* Start Dataset records *
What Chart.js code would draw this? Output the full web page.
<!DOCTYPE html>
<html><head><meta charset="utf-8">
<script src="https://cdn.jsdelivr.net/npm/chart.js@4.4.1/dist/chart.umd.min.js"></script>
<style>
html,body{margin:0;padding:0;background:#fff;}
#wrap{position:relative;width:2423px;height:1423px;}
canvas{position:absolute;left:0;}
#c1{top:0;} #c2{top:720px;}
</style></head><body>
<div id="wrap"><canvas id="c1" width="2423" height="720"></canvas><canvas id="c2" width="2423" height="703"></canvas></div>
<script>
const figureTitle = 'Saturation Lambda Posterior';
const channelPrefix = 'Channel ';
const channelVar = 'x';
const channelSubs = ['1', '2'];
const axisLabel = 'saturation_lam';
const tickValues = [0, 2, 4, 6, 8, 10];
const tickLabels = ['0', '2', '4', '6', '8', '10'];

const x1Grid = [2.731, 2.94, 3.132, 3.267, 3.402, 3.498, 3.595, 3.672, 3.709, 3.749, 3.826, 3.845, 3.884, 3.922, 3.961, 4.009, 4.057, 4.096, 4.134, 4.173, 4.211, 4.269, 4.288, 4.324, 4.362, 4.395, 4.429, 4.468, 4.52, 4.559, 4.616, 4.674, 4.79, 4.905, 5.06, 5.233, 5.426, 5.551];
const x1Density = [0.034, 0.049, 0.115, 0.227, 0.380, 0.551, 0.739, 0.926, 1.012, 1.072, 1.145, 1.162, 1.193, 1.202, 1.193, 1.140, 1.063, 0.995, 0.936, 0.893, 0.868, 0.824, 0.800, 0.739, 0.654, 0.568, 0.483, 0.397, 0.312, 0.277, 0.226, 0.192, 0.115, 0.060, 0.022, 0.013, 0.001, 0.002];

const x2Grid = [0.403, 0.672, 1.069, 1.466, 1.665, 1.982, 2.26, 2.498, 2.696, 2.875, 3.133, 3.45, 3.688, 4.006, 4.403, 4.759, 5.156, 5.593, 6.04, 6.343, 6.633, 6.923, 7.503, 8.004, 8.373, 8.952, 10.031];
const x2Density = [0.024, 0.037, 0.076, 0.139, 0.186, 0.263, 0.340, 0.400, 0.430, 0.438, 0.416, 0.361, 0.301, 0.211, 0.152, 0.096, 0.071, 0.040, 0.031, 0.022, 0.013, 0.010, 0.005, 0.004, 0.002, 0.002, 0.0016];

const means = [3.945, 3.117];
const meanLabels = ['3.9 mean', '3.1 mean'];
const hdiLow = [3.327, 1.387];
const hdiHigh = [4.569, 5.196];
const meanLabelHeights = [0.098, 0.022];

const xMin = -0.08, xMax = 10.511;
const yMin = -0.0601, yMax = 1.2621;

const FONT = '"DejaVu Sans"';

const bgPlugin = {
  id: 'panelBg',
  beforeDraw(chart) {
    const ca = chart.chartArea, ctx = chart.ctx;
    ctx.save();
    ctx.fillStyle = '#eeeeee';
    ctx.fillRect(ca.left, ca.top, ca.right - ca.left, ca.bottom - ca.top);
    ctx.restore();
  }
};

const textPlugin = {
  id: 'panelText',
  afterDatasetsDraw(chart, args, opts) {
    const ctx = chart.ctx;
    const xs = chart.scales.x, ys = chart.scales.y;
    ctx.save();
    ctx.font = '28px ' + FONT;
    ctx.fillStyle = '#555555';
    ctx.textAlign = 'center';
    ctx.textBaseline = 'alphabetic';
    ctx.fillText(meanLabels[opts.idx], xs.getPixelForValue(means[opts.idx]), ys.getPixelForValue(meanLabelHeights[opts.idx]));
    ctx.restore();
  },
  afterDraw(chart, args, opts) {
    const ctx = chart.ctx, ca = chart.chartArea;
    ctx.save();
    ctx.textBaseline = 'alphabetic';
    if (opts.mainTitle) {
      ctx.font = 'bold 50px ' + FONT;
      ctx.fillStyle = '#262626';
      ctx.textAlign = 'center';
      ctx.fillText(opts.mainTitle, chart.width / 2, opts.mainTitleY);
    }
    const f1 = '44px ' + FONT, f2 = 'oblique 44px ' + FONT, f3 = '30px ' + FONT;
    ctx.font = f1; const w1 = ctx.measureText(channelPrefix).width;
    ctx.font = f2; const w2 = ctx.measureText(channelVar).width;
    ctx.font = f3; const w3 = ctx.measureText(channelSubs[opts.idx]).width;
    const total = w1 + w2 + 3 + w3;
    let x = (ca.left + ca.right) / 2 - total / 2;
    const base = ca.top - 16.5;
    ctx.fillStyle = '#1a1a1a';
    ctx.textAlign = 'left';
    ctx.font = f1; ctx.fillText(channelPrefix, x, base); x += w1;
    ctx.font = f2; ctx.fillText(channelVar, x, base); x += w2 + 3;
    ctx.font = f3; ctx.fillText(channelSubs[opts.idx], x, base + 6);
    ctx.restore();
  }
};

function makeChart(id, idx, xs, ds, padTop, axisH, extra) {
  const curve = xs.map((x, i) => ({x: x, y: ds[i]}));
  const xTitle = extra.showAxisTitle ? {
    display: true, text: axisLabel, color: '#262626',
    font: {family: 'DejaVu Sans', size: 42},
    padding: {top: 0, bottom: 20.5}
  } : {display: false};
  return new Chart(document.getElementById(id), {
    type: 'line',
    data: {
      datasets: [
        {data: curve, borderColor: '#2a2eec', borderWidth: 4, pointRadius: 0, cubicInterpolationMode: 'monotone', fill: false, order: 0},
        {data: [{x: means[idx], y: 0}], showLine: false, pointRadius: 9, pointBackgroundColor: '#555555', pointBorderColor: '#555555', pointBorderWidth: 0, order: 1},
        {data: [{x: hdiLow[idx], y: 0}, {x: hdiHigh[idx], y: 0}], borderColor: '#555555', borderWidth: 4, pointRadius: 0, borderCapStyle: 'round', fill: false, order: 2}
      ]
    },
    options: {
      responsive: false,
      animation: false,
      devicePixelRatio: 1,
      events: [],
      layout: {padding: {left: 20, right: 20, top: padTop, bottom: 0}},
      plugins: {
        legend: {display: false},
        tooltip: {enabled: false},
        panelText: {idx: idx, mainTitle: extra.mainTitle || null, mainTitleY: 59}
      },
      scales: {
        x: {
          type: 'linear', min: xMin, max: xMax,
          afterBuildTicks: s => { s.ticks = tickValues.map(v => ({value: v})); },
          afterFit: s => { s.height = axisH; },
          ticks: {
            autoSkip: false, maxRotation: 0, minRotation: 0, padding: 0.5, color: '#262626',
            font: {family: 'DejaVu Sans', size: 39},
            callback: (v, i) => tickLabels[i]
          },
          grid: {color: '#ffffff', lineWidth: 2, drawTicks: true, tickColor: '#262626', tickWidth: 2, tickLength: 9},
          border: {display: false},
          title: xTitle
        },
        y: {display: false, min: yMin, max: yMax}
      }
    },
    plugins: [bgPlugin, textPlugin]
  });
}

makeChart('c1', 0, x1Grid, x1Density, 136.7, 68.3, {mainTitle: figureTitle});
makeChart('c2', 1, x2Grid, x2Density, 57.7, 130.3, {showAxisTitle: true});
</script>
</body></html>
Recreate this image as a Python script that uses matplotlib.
* End Dataset records *
-- Required task --
Some lines of the data may hold the word "this". Say how many do, with nothing else.

-- Exercise response --
2